* **Your instructions**:
Look at the data below and print exactly the lines from its first line through the line with "0.058, 0.074, 0.091];"; the pictures stay out of the copy.

— Start of Data block —

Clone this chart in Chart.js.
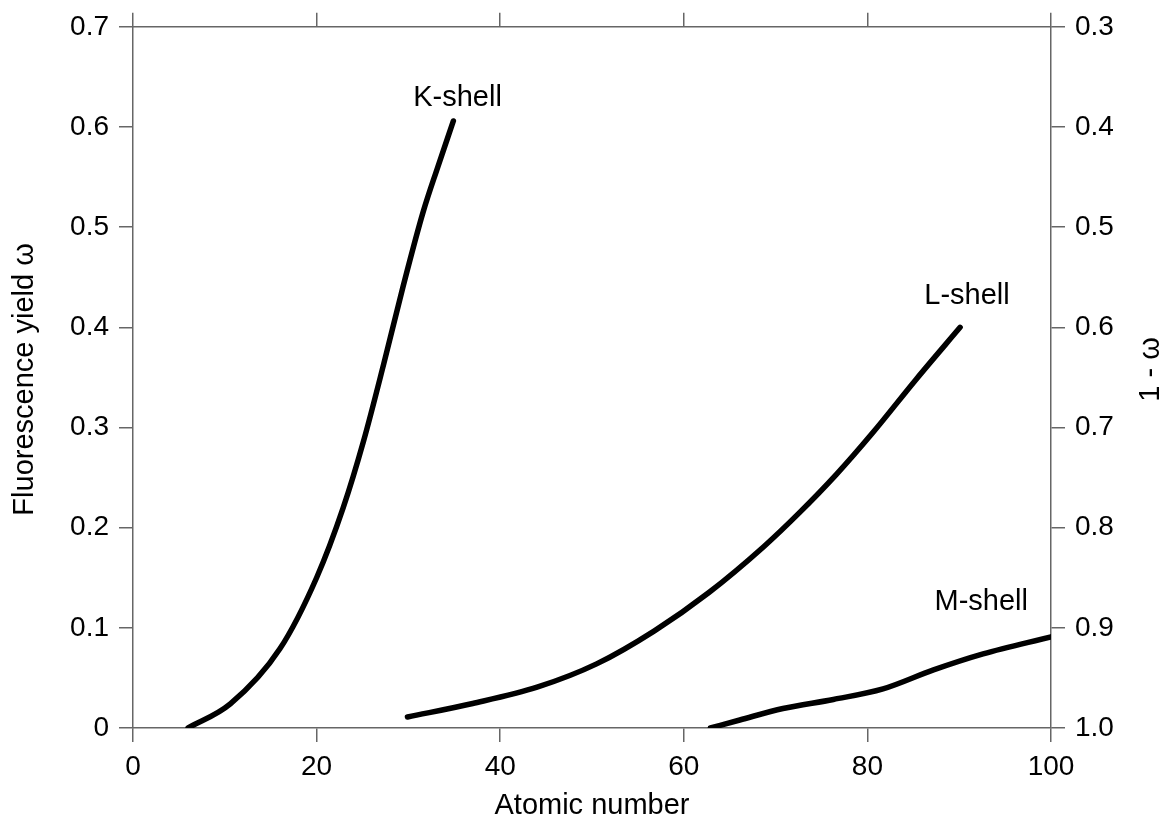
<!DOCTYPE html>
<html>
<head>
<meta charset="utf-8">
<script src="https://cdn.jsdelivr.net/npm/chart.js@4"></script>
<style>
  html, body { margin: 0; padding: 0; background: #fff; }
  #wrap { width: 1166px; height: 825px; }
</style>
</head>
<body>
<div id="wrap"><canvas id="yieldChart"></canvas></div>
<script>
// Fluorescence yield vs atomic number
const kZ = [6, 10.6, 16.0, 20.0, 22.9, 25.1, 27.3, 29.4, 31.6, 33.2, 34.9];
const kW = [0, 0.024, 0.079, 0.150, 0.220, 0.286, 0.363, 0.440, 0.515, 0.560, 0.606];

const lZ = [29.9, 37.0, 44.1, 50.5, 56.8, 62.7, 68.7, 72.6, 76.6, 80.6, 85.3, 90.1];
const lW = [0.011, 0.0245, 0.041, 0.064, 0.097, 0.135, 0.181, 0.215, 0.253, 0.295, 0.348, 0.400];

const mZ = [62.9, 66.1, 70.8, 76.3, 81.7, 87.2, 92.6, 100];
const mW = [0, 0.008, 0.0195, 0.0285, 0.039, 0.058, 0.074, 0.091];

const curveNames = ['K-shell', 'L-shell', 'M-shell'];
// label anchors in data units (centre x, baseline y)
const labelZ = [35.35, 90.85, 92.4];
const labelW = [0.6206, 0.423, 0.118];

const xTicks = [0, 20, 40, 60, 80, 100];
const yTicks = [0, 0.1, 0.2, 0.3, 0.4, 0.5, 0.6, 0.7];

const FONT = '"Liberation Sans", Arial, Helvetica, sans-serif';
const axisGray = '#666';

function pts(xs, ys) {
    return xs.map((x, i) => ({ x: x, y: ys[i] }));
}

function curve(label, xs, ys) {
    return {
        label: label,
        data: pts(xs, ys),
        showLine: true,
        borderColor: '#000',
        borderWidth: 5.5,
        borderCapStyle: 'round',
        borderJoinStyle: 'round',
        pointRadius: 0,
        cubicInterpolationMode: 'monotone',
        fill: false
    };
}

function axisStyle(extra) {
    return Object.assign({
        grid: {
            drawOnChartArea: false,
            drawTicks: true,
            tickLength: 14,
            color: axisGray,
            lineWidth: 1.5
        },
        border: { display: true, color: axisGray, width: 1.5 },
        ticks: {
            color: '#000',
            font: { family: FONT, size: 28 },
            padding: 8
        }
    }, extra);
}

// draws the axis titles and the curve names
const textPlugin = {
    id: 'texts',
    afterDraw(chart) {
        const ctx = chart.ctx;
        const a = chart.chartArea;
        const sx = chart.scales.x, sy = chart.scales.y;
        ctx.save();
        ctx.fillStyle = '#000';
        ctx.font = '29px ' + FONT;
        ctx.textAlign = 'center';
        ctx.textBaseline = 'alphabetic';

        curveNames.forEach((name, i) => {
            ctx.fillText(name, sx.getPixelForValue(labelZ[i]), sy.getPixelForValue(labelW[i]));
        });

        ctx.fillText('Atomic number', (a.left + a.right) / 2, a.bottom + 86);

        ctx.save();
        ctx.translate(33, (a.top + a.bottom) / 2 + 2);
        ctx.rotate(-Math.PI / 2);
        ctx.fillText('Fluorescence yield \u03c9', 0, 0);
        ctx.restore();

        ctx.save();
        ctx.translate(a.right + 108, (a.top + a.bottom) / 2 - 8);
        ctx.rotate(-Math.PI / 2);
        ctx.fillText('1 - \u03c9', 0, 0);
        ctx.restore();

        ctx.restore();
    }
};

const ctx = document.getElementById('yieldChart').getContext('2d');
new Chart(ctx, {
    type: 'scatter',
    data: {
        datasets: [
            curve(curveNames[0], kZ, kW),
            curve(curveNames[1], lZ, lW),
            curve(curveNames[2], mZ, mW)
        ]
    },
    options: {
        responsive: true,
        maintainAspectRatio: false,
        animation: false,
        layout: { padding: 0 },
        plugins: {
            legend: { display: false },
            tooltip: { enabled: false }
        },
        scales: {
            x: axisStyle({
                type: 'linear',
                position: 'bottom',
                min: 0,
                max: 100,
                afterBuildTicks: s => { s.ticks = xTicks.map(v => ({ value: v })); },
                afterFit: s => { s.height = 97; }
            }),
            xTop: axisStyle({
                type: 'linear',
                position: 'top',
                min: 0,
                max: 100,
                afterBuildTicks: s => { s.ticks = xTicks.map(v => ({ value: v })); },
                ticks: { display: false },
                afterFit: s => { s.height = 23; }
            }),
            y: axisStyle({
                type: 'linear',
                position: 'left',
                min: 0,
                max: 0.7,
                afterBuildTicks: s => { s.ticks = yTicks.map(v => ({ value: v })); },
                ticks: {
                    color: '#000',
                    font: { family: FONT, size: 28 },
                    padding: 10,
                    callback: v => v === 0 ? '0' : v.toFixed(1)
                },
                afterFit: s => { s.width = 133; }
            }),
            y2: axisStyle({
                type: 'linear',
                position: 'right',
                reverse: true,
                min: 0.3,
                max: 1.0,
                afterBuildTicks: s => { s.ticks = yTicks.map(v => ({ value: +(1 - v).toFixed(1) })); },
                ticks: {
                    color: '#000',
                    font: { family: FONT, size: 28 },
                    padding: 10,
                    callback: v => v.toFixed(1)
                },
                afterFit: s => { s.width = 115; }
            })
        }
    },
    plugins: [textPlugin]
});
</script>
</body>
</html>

— End of Data block —

* **Result of this exercise**:
Clone this chart in Chart.js.
<!DOCTYPE html>
<html>
<head>
<meta charset="utf-8">
<script src="https://cdn.jsdelivr.net/npm/chart.js@4"></script>
<style>
  html, body { margin: 0; padding: 0; background: #fff; }
  #wrap { width: 1166px; height: 825px; }
</style>
</head>
<body>
<div id="wrap"><canvas id="yieldChart"></canvas></div>
<script>
// Fluorescence yield vs atomic number
const kZ = [6, 10.6, 16.0, 20.0, 22.9, 25.1, 27.3, 29.4, 31.6, 33.2, 34.9];
const kW = [0, 0.024, 0.079, 0.150, 0.220, 0.286, 0.363, 0.440, 0.515, 0.560, 0.606];

const lZ = [29.9, 37.0, 44.1, 50.5, 56.8, 62.7, 68.7, 72.6, 76.6, 80.6, 85.3, 90.1];
const lW = [0.011, 0.0245, 0.041, 0.064, 0.097, 0.135, 0.181, 0.215, 0.253, 0.295, 0.348, 0.400];

const mZ = [62.9, 66.1, 70.8, 76.3, 81.7, 87.2, 92.6, 100];
const mW = [0, 0.008, 0.0195, 0.0285, 0.039, 0.058, 0.074, 0.091];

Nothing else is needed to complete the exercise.